The Elastic Strain Energy of Damaged Solids with Applications to Non-Linear Deformation of Crystalline Rocks

Laboratory and field data indicate that rocks subjected to sufficiently high loads clearly deviate from linear behavior. Non-linear stress–strain relations can be approximated by including third and higher-order terms of the strain tensor in the elastic energy expression (e.g., the Murnaghan model). Such classical non-linear models are successful for calculating deformation of soft materials, for example graphite, but cannot explain with the same elastic moduli small and large non-linear deformation of stiff rocks, such as granite. The values of the third (higher-order) Murnaghan moduli estimated from acoustic experiments are one to two orders of magnitude above the values estimated from stress–strain relations in quasi-static rock-mechanics experiments.

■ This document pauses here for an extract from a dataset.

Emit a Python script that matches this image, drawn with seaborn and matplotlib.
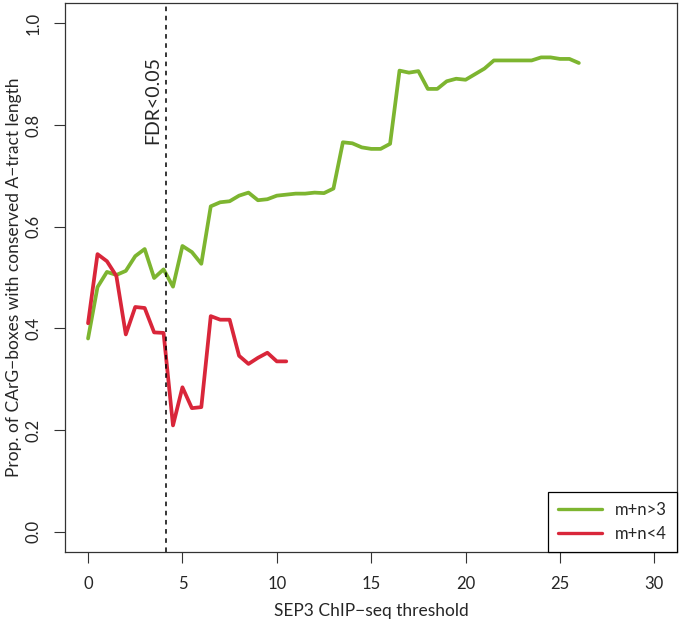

The Murnaghan model also fails to reproduce an abrupt change in the elastic moduli upon stress reversal from compression to tension, observed in laboratory experiments with rocks, concrete, and composite brittle material samples, and it predicts macroscopic failure at stress levels lower than observations associated with granite. An alternative energy function based on second-order dependency on the strain tensor, as in the Hookean framework, but with an additional non-analytical term, can account for the abrupt change in the effective elastic moduli upon stress reversal, and extended pre-yielding deformation regime with one set of elastic moduli. We show that the non-analytical second-order model is a generalization of other non-classical non-linear models, for example “bi-linear”, “clapping non-linearity”, and “unilateral damage” models. These models were designed to explain the abrupt changes of elastic moduli and non-linearity of stiff rocks under small strains. The present model produces dilation under shear loading and other non-linear deformation features of the stiff rocks mentioned above, and extends the results to account for gradual closure of an arbitrary distribution of initial cracks. The results provide a quantitative framework that can be used to model simultaneously, with a small number of coefficients, multiple observed aspects of non-linear deformation of stiff rocks. These include, in addition to the features mentioned above, stress-induced anisotropy and non-linear effects in resonance experiments with damaged materials.